Thank you very much. I had been messing around with calculators working out to pay it off earlier.


Thank you for the figures. It really is shocking to see how LITTLE comes off the actual balance for the amount of money paid. I think seeing it like that it makes me want to overpay from the beginning and be done with it and try and bring down the amount of interest we pay in total for the mortgage. We don't have other loans so we could easily pay 1000 per month without feeling it as it would be replacing the rent. I guess the smaller payment per month makes you think of some extra things we could do after years of watching every cent. I have three children under the age of 3 so really i think we should take variable and keep paying off the 1000 we are used to to get rid of the mortgage before the kids get expensive.

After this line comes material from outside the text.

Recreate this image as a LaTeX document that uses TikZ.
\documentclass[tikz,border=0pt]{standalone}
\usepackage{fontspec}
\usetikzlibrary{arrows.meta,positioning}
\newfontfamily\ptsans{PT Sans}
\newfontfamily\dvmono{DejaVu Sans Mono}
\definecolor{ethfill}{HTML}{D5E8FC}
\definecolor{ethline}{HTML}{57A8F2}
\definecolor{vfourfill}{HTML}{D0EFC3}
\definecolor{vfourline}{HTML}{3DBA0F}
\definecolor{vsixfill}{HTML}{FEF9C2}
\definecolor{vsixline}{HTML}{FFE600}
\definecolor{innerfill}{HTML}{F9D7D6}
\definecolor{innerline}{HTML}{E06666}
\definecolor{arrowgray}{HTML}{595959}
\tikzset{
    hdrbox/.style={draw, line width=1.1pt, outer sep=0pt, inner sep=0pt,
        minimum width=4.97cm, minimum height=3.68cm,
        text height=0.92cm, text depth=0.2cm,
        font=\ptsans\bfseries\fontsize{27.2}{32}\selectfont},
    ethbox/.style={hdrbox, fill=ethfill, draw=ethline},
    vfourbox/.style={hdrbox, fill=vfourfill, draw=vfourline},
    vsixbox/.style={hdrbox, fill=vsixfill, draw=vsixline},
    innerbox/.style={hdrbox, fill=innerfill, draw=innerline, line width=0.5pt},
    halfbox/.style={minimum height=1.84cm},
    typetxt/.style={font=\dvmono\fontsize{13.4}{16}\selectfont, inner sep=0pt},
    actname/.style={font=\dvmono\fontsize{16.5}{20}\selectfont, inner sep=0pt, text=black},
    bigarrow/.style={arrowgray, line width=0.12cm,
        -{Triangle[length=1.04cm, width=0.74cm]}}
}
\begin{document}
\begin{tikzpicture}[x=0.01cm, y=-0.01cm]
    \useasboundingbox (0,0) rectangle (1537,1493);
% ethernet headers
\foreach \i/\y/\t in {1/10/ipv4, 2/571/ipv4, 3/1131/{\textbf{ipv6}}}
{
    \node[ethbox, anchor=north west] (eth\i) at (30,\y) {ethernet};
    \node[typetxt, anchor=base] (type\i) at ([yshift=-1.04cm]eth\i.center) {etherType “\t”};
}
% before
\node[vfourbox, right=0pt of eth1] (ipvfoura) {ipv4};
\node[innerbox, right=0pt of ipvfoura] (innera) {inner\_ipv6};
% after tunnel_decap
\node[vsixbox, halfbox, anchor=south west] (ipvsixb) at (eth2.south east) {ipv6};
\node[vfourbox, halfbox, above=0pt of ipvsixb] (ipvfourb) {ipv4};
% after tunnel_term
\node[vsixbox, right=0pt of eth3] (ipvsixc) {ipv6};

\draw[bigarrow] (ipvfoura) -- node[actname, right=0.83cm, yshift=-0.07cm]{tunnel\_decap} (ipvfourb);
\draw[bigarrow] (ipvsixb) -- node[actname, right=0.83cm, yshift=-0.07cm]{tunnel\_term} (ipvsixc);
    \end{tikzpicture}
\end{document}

Thanks for that. It has made it a lot clearer what to do.
 
In the first few years you are paying more in interest than you are paying off the capital.
As a consequence early overpayments are more significant in reducing the length of time and the amount of interest repaid

And yes - it totally sucks to look at a mortgage statement and realise by how little it has reduced in the first year! :)

Good luck, and just don't overstretch yourselves. Overpaying by €670 might be hard to manage even if you are used to a higher rent.